Relationship between AWAs and other instruments

In addition to simplifying the processes associated with the making and approval of AWAs, the legislation will clarify the relationship between AWAs and awards—including state awards—certified agreements, state agreements and other legislative instruments, in order to allow them to operate more effectively. For example, provision is being made to ensure AWAs are not excluded by those awards made under section 170MX.

Industrial action and AWAs

Finally, the bill's amendments will remove the limited immunity available in respect of industrial action taken in support of a claim for an AWA. The AWA industrial action provisions appear to have rarely been threatened, let alone used.

In introducing this bill the government is conscious of the fact that the Australian Democrats have supported the role that AWAs play in our modern workplace relations system.

As Democrat spokesman Senator Murray said on 1 June 2000:

AWAs have a good place as part of the agreement mix. A limited number of employees, particularly better paid highly skilled employees, where the one-size-fits-all award could be an impediment to productivity, do well under AWAs.

The Democrats' dissenting report to the Senate Employment, Workplace Relations, Small Business and Education Legislation Committee in November 1999 did not support the AWA amendments as a whole, but did indicate that `there are some positive matters dealt with in this [AWA] schedule'.

The Democrats are also on the record as supporting simplified, less technical and less legalistic procedures for employers and employees using the system.

In these circumstances, it is reasonable for the government and the Democrat support for AWAs to be translated into a more streamlined approval process. That is what these amendments do.

In introducing this bill I am clearly indicating that the government is determined to proceed on an issue in respect of which there appears to be Democrat support. The government is prepared to consider amendments to refine the detail of the procedures proposed by the bill, if it is the detail that is the barrier to the bill's passage through the parliament.

The bill is an important one which will build on the objects of the 1996 reforms and improve the AWA system in the interests of employers, employees and small business.

Of course, this matter has already been before a Senate committee. However, the government would welcome further Senate scrutiny, provided that such a committee will review the bill in order to ensure a more effective framework for making AWAs and so underpin better access to the full range of agreement options.

The right of the coalition to implement its workplace relations mandate, subject to constructive Senate review, is a principle that has been acknowledged by the Democrats—and one that they should now act upon.

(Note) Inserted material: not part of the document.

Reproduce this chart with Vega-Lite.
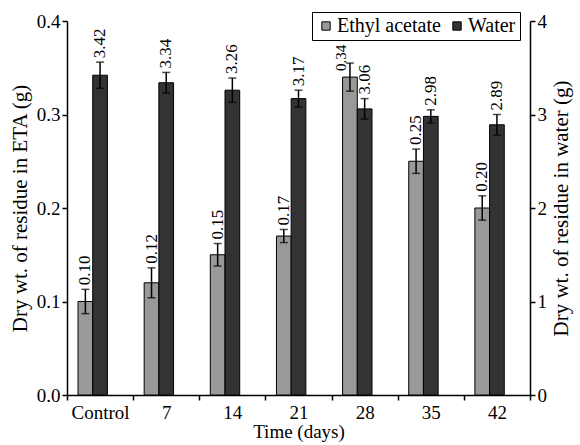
{
  "$schema": "https://vega.github.io/schema/vega-lite/v6.json",
  "width": 463,
  "height": 374,
  "autosize": {"type": "none"},
  "padding": {"left": 67, "top": 21, "right": 50, "bottom": 50},
  "background": "white",
  "config": {
    "view": {"stroke": null},
    "font": "Liberation Serif",
    "text": {"font": "Liberation Serif"},
    "legend": {"labelFont": "Liberation Serif", "titleFont": "Liberation Serif"},
    "axis": {
      "labelFont": "Liberation Serif",
      "titleFont": "Liberation Serif",
      "labelFontSize": 19,
      "titleFontSize": 19,
      "titleFontWeight": "normal",
      "labelColor": "black",
      "titleColor": "black",
      "domainColor": "black",
      "tickColor": "black",
      "domainWidth": 1.5,
      "tickWidth": 1.5,
      "tickSize": 5,
      "grid": false
    },
    "axisY": {"titleFontSize": 21}
  },
  "data": {
    "values": [
      {"time": "Control", "series": "Ethyl acetate", "value": 0.10, "err": 0.013},
      {"time": "7", "series": "Ethyl acetate", "value": 0.12, "err": 0.016},
      {"time": "14", "series": "Ethyl acetate", "value": 0.15, "err": 0.012},
      {"time": "21", "series": "Ethyl acetate", "value": 0.17, "err": 0.007},
      {"time": "28", "series": "Ethyl acetate", "value": 0.34, "err": 0.015},
      {"time": "35", "series": "Ethyl acetate", "value": 0.25, "err": 0.013},
      {"time": "42", "series": "Ethyl acetate", "value": 0.20, "err": 0.013},
      {"time": "Control", "series": "Water", "value": 3.42, "err": 0.14},
      {"time": "7", "series": "Water", "value": 3.34, "err": 0.11},
      {"time": "14", "series": "Water", "value": 3.26, "err": 0.13},
      {"time": "21", "series": "Water", "value": 3.17, "err": 0.09},
      {"time": "28", "series": "Water", "value": 3.06, "err": 0.11},
      {"time": "35", "series": "Water", "value": 2.98, "err": 0.07},
      {"time": "42", "series": "Water", "value": 2.89, "err": 0.11}
    ]
  },
  "transform": [
    {"calculate": "datum.value - datum.err", "as": "lo"},
    {"calculate": "datum.value + datum.err", "as": "hi"}
  ],
  "encoding": {
    "x": {
      "field": "time",
      "type": "nominal",
      "sort": ["Control", "7", "14", "21", "28", "35", "42"],
      "scale": {"paddingInner": 0, "paddingOuter": 0},
      "axis": {"title": "Time (days)", "labelAngle": 0, "tickBand": "extent", "labelPadding": 3, "titlePadding": 0}
    },
    "xOffset": {
      "field": "series",
      "type": "nominal",
      "scale": {"domain": ["Ethyl acetate", "Water", "pad"], "paddingInner": 0, "paddingOuter": 0.75}
    }
  },
  "layer": [
    {
      "transform": [{"filter": "datum.series === 'Ethyl acetate'"}],
      "layer": [
        {
          "mark": {"type": "bar", "stroke": "black", "strokeWidth": 1},
          "encoding": {
            "y": {"field": "value", "type": "quantitative", "scale": {"domain": [0, 0.4], "nice": false},
              "axis": {"title": "Dry wt. of residue in ETA (g)", "orient": "left", "format": ".1f", "values": [0, 0.1, 0.2, 0.3, 0.4], "titlePadding": 6}},
            "color": {"field": "series", "type": "nominal",
              "scale": {"domain": ["Ethyl acetate", "Water"], "range": ["#999999", "#333333"]},
              "legend": {"orient": "none", "legendX": 245, "legendY": -9, "direction": "horizontal", "title": null,
                "symbolType": "square", "symbolSize": 70, "symbolStrokeColor": "black", "symbolStrokeWidth": 1,
                "labelFont": "Liberation Serif", "labelFontSize": 20, "labelColor": "black", "labelOffset": 1,
                "strokeColor": "black", "fillColor": "white", "padding": 4, "columnPadding": 6, "symbolOpacity": 1}}
          }
        },
        {
          "mark": {"type": "rule", "color": "black", "strokeWidth": 1.5},
          "encoding": {
            "y": {"field": "lo", "type": "quantitative", "axis": {"title": "Dry wt. of residue in ETA (g)", "orient": "left", "format": ".1f", "values": [0, 0.1, 0.2, 0.3, 0.4], "titlePadding": 6}},
            "y2": {"field": "hi"}
          }
        },
        {
          "mark": {"type": "tick", "color": "black", "thickness": 1.5, "size": 8, "orient": "horizontal"},
          "encoding": {"y": {"field": "lo", "type": "quantitative", "axis": {"title": "Dry wt. of residue in ETA (g)", "orient": "left", "format": ".1f", "values": [0, 0.1, 0.2, 0.3, 0.4], "titlePadding": 6}}}
        },
        {
          "mark": {"type": "tick", "color": "black", "thickness": 1.5, "size": 8, "orient": "horizontal"},
          "encoding": {"y": {"field": "hi", "type": "quantitative", "axis": {"title": "Dry wt. of residue in ETA (g)", "orient": "left", "format": ".1f", "values": [0, 0.1, 0.2, 0.3, 0.4], "titlePadding": 6}}}
        },
        {
          "transform": [{"filter": "datum.time !== '28'"}],
          "mark": {"type": "text", "angle": 270, "align": "left", "baseline": "middle", "dx": 4, "fontSize": 17, "font": "Liberation Serif", "color": "black"},
          "encoding": {
            "y": {"field": "hi", "type": "quantitative", "axis": {"title": "Dry wt. of residue in ETA (g)", "orient": "left", "format": ".1f", "values": [0, 0.1, 0.2, 0.3, 0.4], "titlePadding": 6}},
            "text": {"field": "value", "type": "quantitative", "format": ".2f"}
          }
        },
        {
          "transform": [{"filter": "datum.time === '28'"}],
          "mark": {"type": "text", "angle": 270, "align": "left", "baseline": "middle", "dx": 6, "dy": -9, "fontSize": 15, "font": "Liberation Serif", "color": "black"},
          "encoding": {
            "y": {"field": "value", "type": "quantitative", "axis": {"title": "Dry wt. of residue in ETA (g)", "orient": "left", "format": ".1f", "values": [0, 0.1, 0.2, 0.3, 0.4], "titlePadding": 6}},
            "text": {"field": "value", "type": "quantitative", "format": ".2f"}
          }
        }
      ]
    },
    {
      "transform": [{"filter": "datum.series === 'Water'"}],
      "layer": [
        {
          "mark": {"type": "bar", "stroke": "black", "strokeWidth": 1},
          "encoding": {
            "y": {"field": "value", "type": "quantitative", "scale": {"domain": [0, 4], "nice": false},
              "axis": {"title": "Dry wt. of residue in water (g)", "orient": "right", "format": "d", "values": [0, 1, 2, 3, 4], "titleAngle": 270, "titleBaseline": "top", "titlePadding": 4}},
            "color": {"field": "series", "type": "nominal"}
          }
        },
        {
          "mark": {"type": "rule", "color": "black", "strokeWidth": 1.5},
          "encoding": {
            "y": {"field": "lo", "type": "quantitative", "axis": {"title": "Dry wt. of residue in water (g)", "orient": "right", "format": "d", "values": [0, 1, 2, 3, 4], "titleAngle": 270, "titleBaseline": "top", "titlePadding": 4}},
            "y2": {"field": "hi"}
          }
        },
        {
          "mark": {"type": "tick", "color": "black", "thickness": 1.5, "size": 8, "orient": "horizontal"},
          "encoding": {"y": {"field": "lo", "type": "quantitative", "axis": {"title": "Dry wt. of residue in water (g)", "orient": "right", "format": "d", "values": [0, 1, 2, 3, 4], "titleAngle": 270, "titleBaseline": "top", "titlePadding": 4}}}
        },
        {
          "mark": {"type": "tick", "color": "black", "thickness": 1.5, "size": 8, "orient": "horizontal"},
          "encoding": {"y": {"field": "hi", "type": "quantitative", "axis": {"title": "Dry wt. of residue in water (g)", "orient": "right", "format": "d", "values": [0, 1, 2, 3, 4], "titleAngle": 270, "titleBaseline": "top", "titlePadding": 4}}}
        },
        {
          "mark": {"type": "text", "angle": 270, "align": "left", "baseline": "middle", "dx": 4, "fontSize": 17, "font": "Liberation Serif", "color": "black"},
          "encoding": {
            "y": {"field": "hi", "type": "quantitative", "axis": {"title": "Dry wt. of residue in water (g)", "orient": "right", "format": "d", "values": [0, 1, 2, 3, 4], "titleAngle": 270, "titleBaseline": "top", "titlePadding": 4}},
            "text": {"field": "value", "type": "quantitative", "format": ".2f"}
          }
        }
      ]
    }
  ],
  "resolve": {"scale": {"y": "independent"}}
}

On 15 June 1996, the then Leader of the Australian Democrats—now Labor shadow minister Kernot—said on the issue of workplace relations:

The Democrats accept that the government has been elected to govern and that it has its right to present its legislative program to the parliament for consideration. But the Democrats have been elected to do a job, and that is to closely scrutinise legislation to ensure that it is fair, and workable and the best solution to an identified problem.

... the Democrats have no intention of being obstructionist in this Senate. As we have done for 15 years of holding balance of power, we will carefully review legislation, suggesting ways to make it work better if possible.

Adopting a just say `no' attitude to this bill would be inconsistent with not only the proper role of the Senate as a house of review but also breach the principle under which the Democrats themselves marked out their past approach to these issues, at least until 1997.

I commend the bill to the House and present the explanatory memorandum.

Debate (on motion by Mr Horne) adjourned.